Ha bastado que en el Parlamento catalán aparezca un presidente con discurso melifluo para que todos celebren un supuesto cambio de tono que venga a llenar la esperanza de los políticamente correctos. Un tal Torrent, de trayectoria perfectamente descriptible, elabora un discurso pretendidamente moderado, algo más realista, y se sueltan las campanas creyendo que estamos ante un nuevo pulso que anuncia tiempos de entendimiento y pragmatismo. Minutos antes de que este alcalde que multó a un individuo por colocar la bandera de España en la fachada del Ayuntamiento de su pueblo, habló el Maragall de más edad con un escalofriante discurso: «Esta país será siempre nuestro». Ningún bienintencionado traductor de discursiva política ha querido detenerse en esa frase, cuando es toda una declaración de intenciones: podréis tener más votos, podréis ser de aquí o de allá, podréis sentiros una cosa o la contraria, pero la finca y el negocio son nuestros, de los nacionalistas, de los independentistas, de los que somos dueños de la finca, de los que administramos la pertenencia o no a la nómina de catalanes de verdad. Perded toda esperanza de consideraros como nosotros. Seréis, como dijo el facineroso Arzallus a quien la historia tenga en su inodoro, como alemanes en Mallorca. El exabrupto de Maragall ha quedado tamizado por las afirmaciones estratégicamente camufladas de Torrent, que no quiere meterse en líos –de momento– y que juega a regalar caramelos a los buenistas profesionales que conforman el parque móvil de la opinión pública políticamente correcta.
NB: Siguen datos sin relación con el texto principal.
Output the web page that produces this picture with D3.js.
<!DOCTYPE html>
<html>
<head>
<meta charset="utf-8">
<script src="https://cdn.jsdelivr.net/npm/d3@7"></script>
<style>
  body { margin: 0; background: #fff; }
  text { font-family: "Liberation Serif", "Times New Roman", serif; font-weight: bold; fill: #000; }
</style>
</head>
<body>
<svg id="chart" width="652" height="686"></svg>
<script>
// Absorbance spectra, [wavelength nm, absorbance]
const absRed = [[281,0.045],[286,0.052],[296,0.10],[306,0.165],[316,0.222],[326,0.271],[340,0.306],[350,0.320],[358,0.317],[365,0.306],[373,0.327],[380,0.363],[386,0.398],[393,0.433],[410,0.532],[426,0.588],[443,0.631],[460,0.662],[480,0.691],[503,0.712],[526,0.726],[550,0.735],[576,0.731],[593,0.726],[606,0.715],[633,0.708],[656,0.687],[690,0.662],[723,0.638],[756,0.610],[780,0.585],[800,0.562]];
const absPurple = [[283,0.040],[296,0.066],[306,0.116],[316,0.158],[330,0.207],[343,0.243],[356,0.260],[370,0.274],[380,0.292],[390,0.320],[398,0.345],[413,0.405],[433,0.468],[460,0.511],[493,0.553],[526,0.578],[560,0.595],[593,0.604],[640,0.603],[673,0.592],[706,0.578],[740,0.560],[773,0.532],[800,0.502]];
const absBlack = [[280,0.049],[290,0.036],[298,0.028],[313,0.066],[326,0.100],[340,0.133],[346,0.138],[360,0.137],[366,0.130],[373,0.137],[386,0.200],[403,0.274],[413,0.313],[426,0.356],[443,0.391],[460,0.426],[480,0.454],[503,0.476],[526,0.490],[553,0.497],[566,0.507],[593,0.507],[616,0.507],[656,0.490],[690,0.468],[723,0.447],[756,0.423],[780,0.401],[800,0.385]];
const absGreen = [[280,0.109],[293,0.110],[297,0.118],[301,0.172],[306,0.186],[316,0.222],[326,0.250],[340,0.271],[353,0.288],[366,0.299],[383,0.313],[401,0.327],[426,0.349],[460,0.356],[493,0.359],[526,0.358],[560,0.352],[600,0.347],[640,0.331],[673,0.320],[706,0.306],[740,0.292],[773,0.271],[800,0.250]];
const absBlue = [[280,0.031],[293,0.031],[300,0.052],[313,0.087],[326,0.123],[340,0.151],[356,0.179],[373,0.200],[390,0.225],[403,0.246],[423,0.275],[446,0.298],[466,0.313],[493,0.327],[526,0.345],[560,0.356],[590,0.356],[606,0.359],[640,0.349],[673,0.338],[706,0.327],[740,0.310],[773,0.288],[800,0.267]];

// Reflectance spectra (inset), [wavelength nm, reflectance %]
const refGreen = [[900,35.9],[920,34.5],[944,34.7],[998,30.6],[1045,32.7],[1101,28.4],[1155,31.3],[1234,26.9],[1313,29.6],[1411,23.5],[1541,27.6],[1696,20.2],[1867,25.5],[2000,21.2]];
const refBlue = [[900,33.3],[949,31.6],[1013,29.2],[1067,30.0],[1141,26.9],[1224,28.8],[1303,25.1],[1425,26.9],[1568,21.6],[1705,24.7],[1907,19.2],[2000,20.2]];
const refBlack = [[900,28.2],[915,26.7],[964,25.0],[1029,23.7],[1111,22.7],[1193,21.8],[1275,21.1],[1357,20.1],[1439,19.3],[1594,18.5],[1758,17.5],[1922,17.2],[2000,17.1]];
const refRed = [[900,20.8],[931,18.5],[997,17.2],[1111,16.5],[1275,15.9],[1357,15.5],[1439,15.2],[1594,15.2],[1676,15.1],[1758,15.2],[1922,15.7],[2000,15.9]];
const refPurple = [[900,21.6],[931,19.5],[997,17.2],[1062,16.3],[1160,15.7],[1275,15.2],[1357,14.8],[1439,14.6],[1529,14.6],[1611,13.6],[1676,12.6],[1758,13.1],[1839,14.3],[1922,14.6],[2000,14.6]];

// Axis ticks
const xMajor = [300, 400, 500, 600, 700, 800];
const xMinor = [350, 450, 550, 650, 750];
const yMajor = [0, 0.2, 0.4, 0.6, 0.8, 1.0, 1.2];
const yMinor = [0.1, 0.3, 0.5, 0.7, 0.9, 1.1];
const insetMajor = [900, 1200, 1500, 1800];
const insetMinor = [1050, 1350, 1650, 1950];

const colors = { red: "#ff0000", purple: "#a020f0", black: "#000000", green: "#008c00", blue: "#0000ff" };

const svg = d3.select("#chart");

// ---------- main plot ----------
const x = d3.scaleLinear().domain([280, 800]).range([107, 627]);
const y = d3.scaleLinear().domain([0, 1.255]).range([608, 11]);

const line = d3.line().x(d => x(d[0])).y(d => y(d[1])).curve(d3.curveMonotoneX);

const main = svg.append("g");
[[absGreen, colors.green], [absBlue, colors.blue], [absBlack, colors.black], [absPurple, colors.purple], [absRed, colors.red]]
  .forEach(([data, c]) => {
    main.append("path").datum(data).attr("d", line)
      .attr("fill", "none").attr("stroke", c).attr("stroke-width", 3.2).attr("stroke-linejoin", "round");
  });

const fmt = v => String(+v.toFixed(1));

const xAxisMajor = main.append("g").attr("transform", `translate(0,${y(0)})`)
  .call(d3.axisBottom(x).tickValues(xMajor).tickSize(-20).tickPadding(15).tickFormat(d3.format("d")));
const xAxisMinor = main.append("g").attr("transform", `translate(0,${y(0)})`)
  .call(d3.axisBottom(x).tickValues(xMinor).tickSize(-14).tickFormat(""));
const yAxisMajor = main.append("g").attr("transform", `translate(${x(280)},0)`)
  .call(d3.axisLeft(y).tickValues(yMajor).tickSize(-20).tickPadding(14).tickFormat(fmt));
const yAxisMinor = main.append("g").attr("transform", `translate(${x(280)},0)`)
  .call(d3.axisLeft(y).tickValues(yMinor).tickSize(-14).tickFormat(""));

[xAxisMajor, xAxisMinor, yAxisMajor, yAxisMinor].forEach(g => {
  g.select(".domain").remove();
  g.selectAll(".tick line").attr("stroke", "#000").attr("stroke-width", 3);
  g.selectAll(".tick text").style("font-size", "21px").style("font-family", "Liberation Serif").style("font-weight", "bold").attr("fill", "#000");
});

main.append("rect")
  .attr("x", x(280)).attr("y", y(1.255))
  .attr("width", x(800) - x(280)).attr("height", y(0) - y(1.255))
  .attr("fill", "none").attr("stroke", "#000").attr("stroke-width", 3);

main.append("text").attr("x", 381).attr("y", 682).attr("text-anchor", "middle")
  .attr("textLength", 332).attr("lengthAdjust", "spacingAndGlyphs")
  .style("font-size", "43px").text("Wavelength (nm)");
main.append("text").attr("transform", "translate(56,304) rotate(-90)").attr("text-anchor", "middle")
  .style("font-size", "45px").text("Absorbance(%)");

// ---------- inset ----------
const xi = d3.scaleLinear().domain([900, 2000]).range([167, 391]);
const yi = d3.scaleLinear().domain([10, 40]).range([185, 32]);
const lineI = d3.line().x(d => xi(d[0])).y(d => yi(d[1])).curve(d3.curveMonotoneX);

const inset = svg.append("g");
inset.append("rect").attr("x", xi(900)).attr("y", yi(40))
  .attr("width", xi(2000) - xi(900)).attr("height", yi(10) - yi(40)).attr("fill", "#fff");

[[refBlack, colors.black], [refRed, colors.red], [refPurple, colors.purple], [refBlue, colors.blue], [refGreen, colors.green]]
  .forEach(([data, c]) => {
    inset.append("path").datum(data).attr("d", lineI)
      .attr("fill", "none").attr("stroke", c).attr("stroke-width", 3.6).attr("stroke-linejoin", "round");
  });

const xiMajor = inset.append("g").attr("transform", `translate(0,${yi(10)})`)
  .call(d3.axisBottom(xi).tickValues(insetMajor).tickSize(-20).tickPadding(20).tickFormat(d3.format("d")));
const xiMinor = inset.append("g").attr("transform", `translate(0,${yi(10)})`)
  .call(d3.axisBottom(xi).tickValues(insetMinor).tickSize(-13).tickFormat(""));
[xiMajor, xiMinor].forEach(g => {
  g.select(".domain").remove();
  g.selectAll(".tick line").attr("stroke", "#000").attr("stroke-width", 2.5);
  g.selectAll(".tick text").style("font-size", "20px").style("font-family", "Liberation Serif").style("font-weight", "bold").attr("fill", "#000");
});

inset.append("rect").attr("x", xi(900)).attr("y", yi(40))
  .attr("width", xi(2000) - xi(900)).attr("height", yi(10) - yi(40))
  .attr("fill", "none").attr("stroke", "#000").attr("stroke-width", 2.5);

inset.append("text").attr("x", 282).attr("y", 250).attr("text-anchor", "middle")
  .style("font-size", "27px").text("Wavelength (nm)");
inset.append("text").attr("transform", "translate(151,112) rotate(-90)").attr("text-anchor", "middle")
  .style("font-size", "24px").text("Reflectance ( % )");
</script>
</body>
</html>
La misma Nuria de Gispert, carne de la peor gentuza política que jamás haya poblado el territorio catalán, la que advirtió a Inés Arrimadas que debía volverse a Cádiz (siendo ella de Jerez, lo cual es una diferencia notable para gaditanos y jerezanos), ha dicho claramente que la vencedora de las elecciones fue reina por una noche y nada más, debiendo orillar cualquier esperanza, ya que los independentistas jamás se van a arriesgar a perder poder y a perder negocio. El que ideó Pujol. ¿Nadie va a poner reparos a ello?
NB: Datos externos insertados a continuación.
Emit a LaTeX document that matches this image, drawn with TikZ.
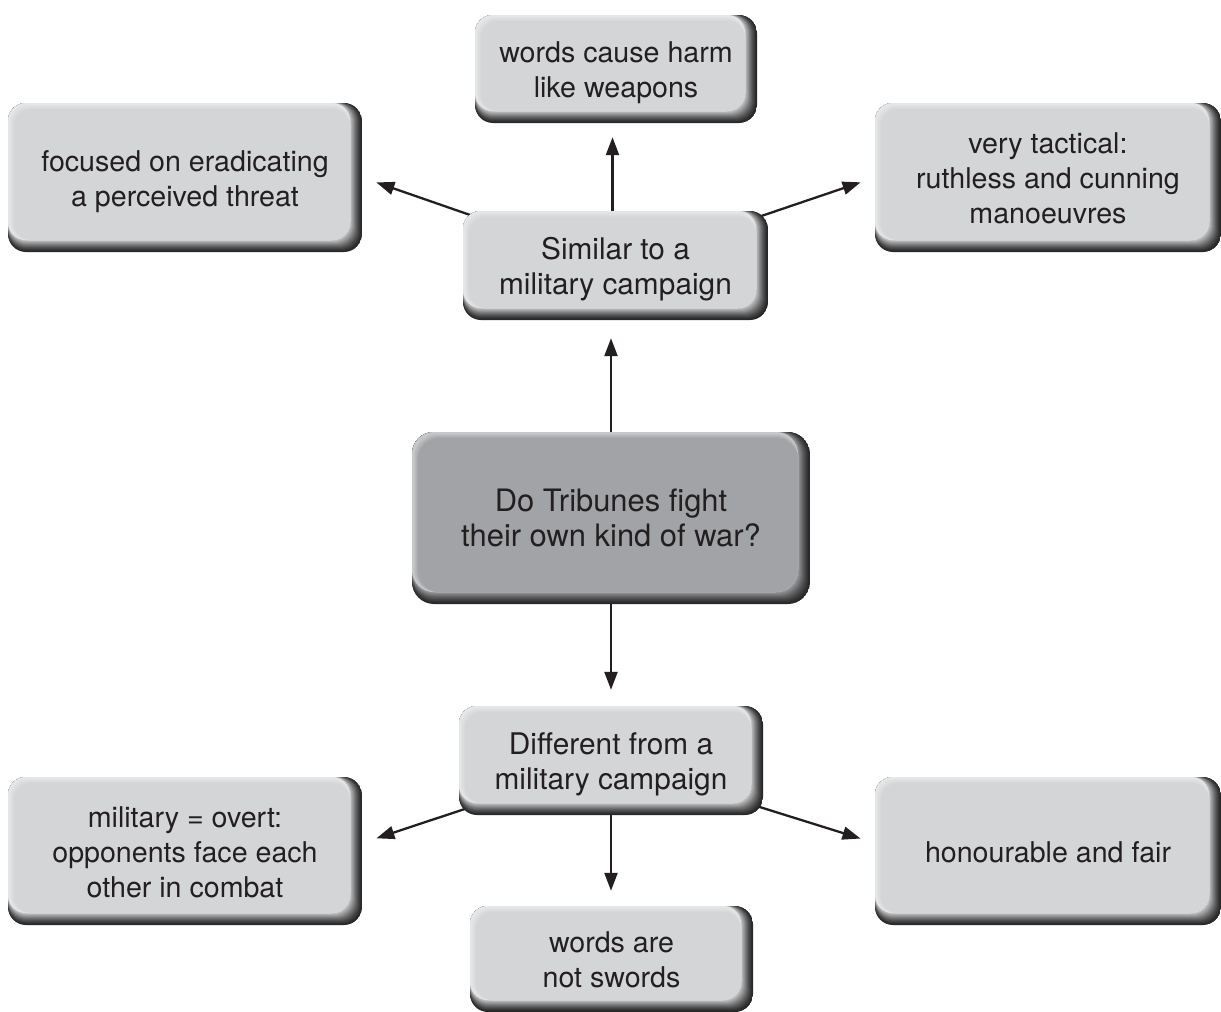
\documentclass[tikz,border=0pt]{standalone}
\usepackage{fontspec}
\setmainfont{TeX Gyre Heros}
\usetikzlibrary{arrows.meta}
\definecolor{boxlight}{RGB}{212,213,215}
\definecolor{boxmid}{RGB}{162,163,166}
\definecolor{edgedark}{RGB}{40,40,40}
\definecolor{txt}{RGB}{35,31,32}
\pgfdeclarelayer{background}
\pgfsetlayers{background,main}
\newcommand\bevelfill[2]{%
  \path (path picture bounding box.south west) coordinate (pa)
        (path picture bounding box.north east) coordinate (pb);
  \fill[edgedark] (pa) rectangle (pb);
  \foreach \i in {1,...,12}{%
    \pgfmathtruncatemacro\pc{100*(\i/12)^1.3}%
    \fill[#1!\pc!edgedark, rounded corners=#2]
      ([yshift=\i pt]pa) rectangle ([xshift=-\i pt]pb);
  }%
  \fill[#1!60!white, rounded corners=#2]
      ([yshift=12pt]pa) rectangle ([xshift=-12pt]pb);
  \foreach \j in {1,...,6}{%
    \pgfmathtruncatemacro\pc{52+\j*8}%
    \fill[#1!\pc!white, rounded corners=#2]
      ([xshift=\j pt,yshift=12pt]pa) rectangle ([xshift=-12pt,yshift=-\j pt]pb);
  }%
}
\newcommand\boxtext[1]{\raisebox{-4pt}[\height][\depth]{%
  \begin{tabular}{@{}c@{}}#1\end{tabular}}}
\tikzset{
  basebox/.style={rectangle, inner sep=0pt, text=txt,
    font=\fontsize{28.6}{35}\selectfont},
  lbox/.style={basebox, rounded corners=18pt,
    path picture={\bevelfill{boxlight}{18pt}}},
  mbox/.style={lbox, font=\fontsize{29.8}{35}\selectfont},
  cbox/.style={basebox, rounded corners=22pt,
    font=\fontsize{30.9}{35}\selectfont,
    path picture={\bevelfill{boxmid}{22pt}}},
  arr/.style={line width=2.3pt, draw=txt,
    -{Triangle[length=18pt,width=13pt]}}
}
\begin{document}
\begin{tikzpicture}[x=1pt,y=-1pt]
\useasboundingbox (0,0) rectangle (1221,1012);

\node[lbox, minimum width=282pt, minimum height=108pt] (top) at (616,69)
  {\boxtext{words cause harm\\like weapons}};
\node[lbox, minimum width=354pt, minimum height=149pt] (tl) at (185,177.5)
  {\boxtext{focused on eradicating\\a perceived threat}};
\node[lbox, minimum width=346pt, minimum height=149pt] (tr) at (1048,177.5)
  {\boxtext{very tactical:\\ruthless and cunning\\manoeuvres}};
\node[mbox, minimum width=305pt, minimum height=109pt] (s) at (615.5,265.5)
  {\boxtext{Similar to a\\military campaign}};
\node[cbox, minimum width=398pt, minimum height=172pt] (c) at (611,518)
  {\boxtext{Do Tribunes fight\\their own kind of war?}};
\node[mbox, minimum width=304pt, minimum height=109pt] (d) at (611,760.5)
  {\boxtext{Different from a\\military campaign}};
\node[lbox, minimum width=354pt, minimum height=148pt] (bl) at (185,851)
  {\boxtext{military = overt:\\opponents face each\\other in combat}};
\node[lbox, minimum width=346pt, minimum height=148pt] (br) at (1048,851)
  {\boxtext{honourable and fair}};
\node[lbox, minimum width=283pt, minimum height=106pt] (bot) at (611.5,959)
  {\boxtext{words are\\not swords}};

\begin{pgfonlayer}{background}
\fill[white] (0,0) rectangle (1221,1012);
\draw[arr, shorten >=18pt] (c.center) -- (c.center |- s.south);
\draw[arr, shorten >=14pt] ([xshift=-3pt]s.center) -- ([xshift=-3pt]s.center |- top.south);
\draw[arr, shorten >=15pt] (s.center) -- (tl.east);
\draw[arr, shorten >=15pt] (s.center) -- (tr.west);
\draw[arr, shorten >=16pt] (c.center) -- (c.center |- d.north);
\draw[arr, shorten >=15pt] (d.center) -- (d.center |- bot.north);
\draw[arr, shorten >=15pt] (d.center) -- ([yshift=8pt]bl.east);
\draw[arr, shorten >=15pt] (d.center) -- ([yshift=8pt]br.west);
\end{pgfonlayer}
\end{tikzpicture}
\end{document}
El constitucionalismo español lleva años creyéndose que el independentismo catalán es conllevable. Y unas veces porque los precisan para gobernar y otras porque creen que quedan bien en la foto haciéndose el demócrata exquisito, se entregan espacios de ventaja estratégica de la manera más estúpida. «Este país será siempre nuestro»: graben a fuego esta frase en su memoria. Es toda una proclama de intenciones.